Luc 2, 16-21

Le silence de la Vierge

Cardinal Pierre de Bérulle

Opuscules de piété, 48, III, OC 3, p. 151s

 

Le partage de la Vierge est d’être en silence. C’est son état, c’est sa voie, c’est sa vie. Sa vie est une vie de silence qui adore la parole éternelle. En voyant devant ses yeux, en son sein, en ses bras, cette même Parole substantielle du Père, être muette et réduite au silence par l’état de son enfance, elle entre en un nouveau silence et y est transformée à l’exemple du Verbe incarné, qui est son Fils, son Dieu, son unique Amour. Et sa vie se passe ainsi de silence en silence, de silence d’adoration en silence de transformation.

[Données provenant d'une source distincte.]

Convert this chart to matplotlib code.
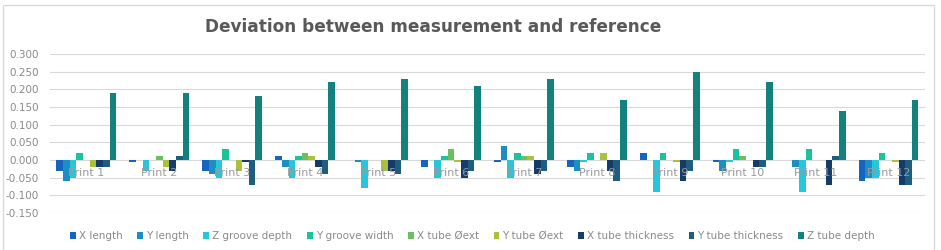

Et c’est un de ces effets sacrés et divins du silence de Jésus de mettre la très sainte Mère de Jésus en une vie de silence. Silence humble, profond et adorant plus saintement et plus disertement la sagesse incarnée que les paroles ni des anges, ni des hommes. Ce silence de la Vierge n’est pas un silence de bégaiement et d’impuissance, c’est un silence de lumière et de ravissement. C’est un silence plus éloquent, dans les louanges de Jésus, que l’éloquence même.

C’est un effet puissant et divin dans l’ordre de la grâce, c’est-à-dire c’est un silence opéré par le silence de Jésus, qui imprime ce divin effet en sa Mère, qui la tire à soi dans son propre silence, et qui absorbe en sa divinité toute parole et toute pensée de sa créature.

Aussi est-ce merveille de voir qu’en cet état de silence et d’enfance de Jésus, tout le monde parle, et Marie ne parle point ; le silence de Jésus ayant plus de puissance de la tenir en un silence sacré que les paroles. Ni les anges, ni les saints n’ont de force de la mettre en propos et de la faire parler de choses si dignes de louanges, et que le ciel et la terre unanimement célèbrent et adorent. Les anges en parlent, entre eux-mêmes et aux pasteurs ; Marie est en silence.

Durant tout le temps de l’enfance de Jésus, nous n’avons que ces paroles qui nous soient rapportées de la conduite de la Vierge et de sa piété au regard de son Fils et des choses qui lui sont dites et accomplies en Lui : Marie conservait tout cela et elle le méditait dans son cœur. Voilà l’état et l’occupation de la Vierge, voilà son exercice et sa vie au regard de Jésus durant sa sainte enfance.